The one area that the majority of business owners often neglect is planning for business continuity if they die or become disabled, according to the “2015 MassMutual Business Owner Perspectives Study”.
While the question of your death or disablement is not one that’s fun to ponder, it makes good sense for business owners to put plans in place in case the worst happens. One of the key ways to ensure that is to have in place a buy-sell agreement, which would essentially sell your company in the event that you are unable to run it any longer.
Business owners in the survey identified these concerns:
- The effect on the business of the death or disability of the owner or key employee.
- Protecting the business from disability and death of an owner or key employee had the second and third highest levels of importance (44% versus 42%, respectively). However, these two pillars were not very top of respondents’ minds, with 55% saying they rarely or never think about the effect of disability and 59% saying they rarely or never think about the effect of death.

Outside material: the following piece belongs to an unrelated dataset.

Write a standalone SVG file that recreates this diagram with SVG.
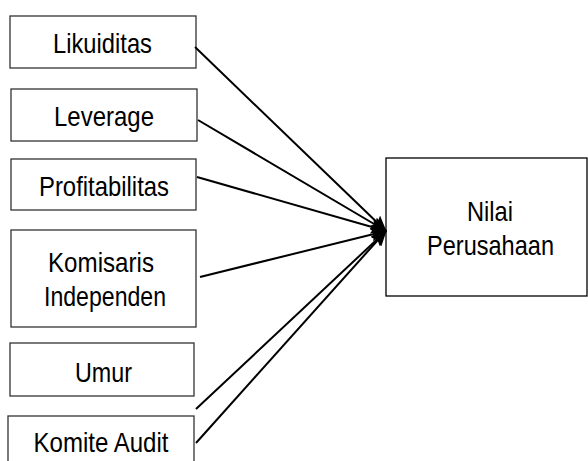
<svg xmlns="http://www.w3.org/2000/svg" width="588" height="461" viewBox="0 0 588 461">
<style>
.box{fill:#fff;stroke:#333;stroke-width:1.3}
.tbox{fill:#fff;stroke:#000;stroke-width:1.3}
.lbl{font-family:"Liberation Sans",Arial,sans-serif;font-size:28px;fill:#000;text-anchor:middle}
.con{stroke:#000;stroke-width:2;fill:none;marker-end:url(#ah)}
</style>
<defs>
<marker id="ah" markerUnits="userSpaceOnUse" markerWidth="16" markerHeight="14" refX="15" refY="7" orient="auto">
<path d="M0,0 L16,7 L0,14 L3,7 z" fill="#000"/>
</marker>
</defs>
<g id="likuiditas"><rect class="box" x="10" y="16" width="186" height="52"/><text class="lbl" x="102.5" y="53" textLength="99" lengthAdjust="spacingAndGlyphs">Likuiditas</text></g>
<g id="leverage"><rect class="box" x="11" y="89" width="186" height="52"/><text class="lbl" x="104" y="126" textLength="100" lengthAdjust="spacingAndGlyphs">Leverage</text></g>
<g id="profitabilitas"><rect class="box" x="11" y="159" width="185" height="51"/><text class="lbl" x="104" y="196" textLength="130" lengthAdjust="spacingAndGlyphs">Profitabilitas</text></g>
<g id="komisaris"><rect class="box" x="11" y="230" width="185" height="97"/><text class="lbl" x="101" y="272" textLength="106" lengthAdjust="spacingAndGlyphs">Komisaris</text><text class="lbl" x="105" y="306" textLength="122" lengthAdjust="spacingAndGlyphs">Independen</text></g>
<g id="umur"><rect class="box" x="10" y="343" width="184" height="53"/><text class="lbl" x="103.5" y="382" textLength="57" lengthAdjust="spacingAndGlyphs">Umur</text></g>
<g id="komite"><rect class="box" x="8" y="416" width="186" height="60"/><text class="lbl" x="101" y="452" textLength="135" lengthAdjust="spacingAndGlyphs">Komite Audit</text></g>
<g id="nilai"><rect class="tbox" x="386" y="158" width="201" height="138"/><text class="lbl" x="490" y="221" textLength="46" lengthAdjust="spacingAndGlyphs">Nilai</text><text class="lbl" x="490.5" y="255" textLength="127" lengthAdjust="spacingAndGlyphs">Perusahaan</text></g>
<g id="connectors">
<line class="con" x1="195" y1="47" x2="386" y2="231"/>
<line class="con" x1="198" y1="120" x2="386" y2="231"/>
<line class="con" x1="197" y1="177" x2="386" y2="231"/>
<line class="con" x1="200" y1="277" x2="386" y2="231"/>
<line class="con" x1="196" y1="409" x2="386" y2="231"/>
<line class="con" x1="196" y1="443" x2="386" y2="231"/>
</g>
</svg>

- Of those with a buy-sell agreement in place, just over half said it was funded with life insurance, but only 5% said it was funded with disability buy-out insurance. The rest were either funded with cash flow from the business or not funded at all.
What’s a buy-sell agreement?
A buy–sell agreement, also known as a buyout agreement, is a legally binding agreement between co-owners of a business that governs the situation if a co-owner dies or is otherwise forced to leave the business, or chooses to leave the business. If the business has just one owner, then the agreement should specify who would be buying the company and continue its operation.
A buy-sell agreement should be designed to protect the business from the five D’s – death, disability, divorce, departure and disqualification.
When properly executed, a buy-sell agreement can help ensure the continuity of the business when ownership needs to change hands for any reason. It is a legally binding agreement that requires one party to sell and another party to buy ownership interest in a business when a triggering event occurs, such as the death, disability or retirement of an owner.
This agreement structures the method and manner in which the business will continue in the event of the owner’s death.
In a 2003 article for Franchising World magazine, Patrick Olearcek explains: “The proprietor and one or more key employees [or partners] enter into an agreement which provides that the proprietor’s estate will sell the business to the employee at death.”
By agreeing to buy the company, the key partner, employee or associate relieves the owner’s family of the responsibility, and instead provides them with a lump-sum payment. A key employee, as opposed to the owner’s family, is in a much better position to continue the business operations properly.
Funding the agreement
The majority of buy-sell agreements are funded with life insurance. In the case of a sole proprietorship, a policy covering the life of the owner is typically bought and paid for by the key employee who has agreed to purchase the business.
The employee is also the beneficiary of the policy, which has a death benefit equal to the pre-determined purchase price of the business. Upon the death of the owner, the employee would receive the proceeds of the life insurance policy, then transfer that money to the owner’s heirs in exchange for all interest in and assets of the business.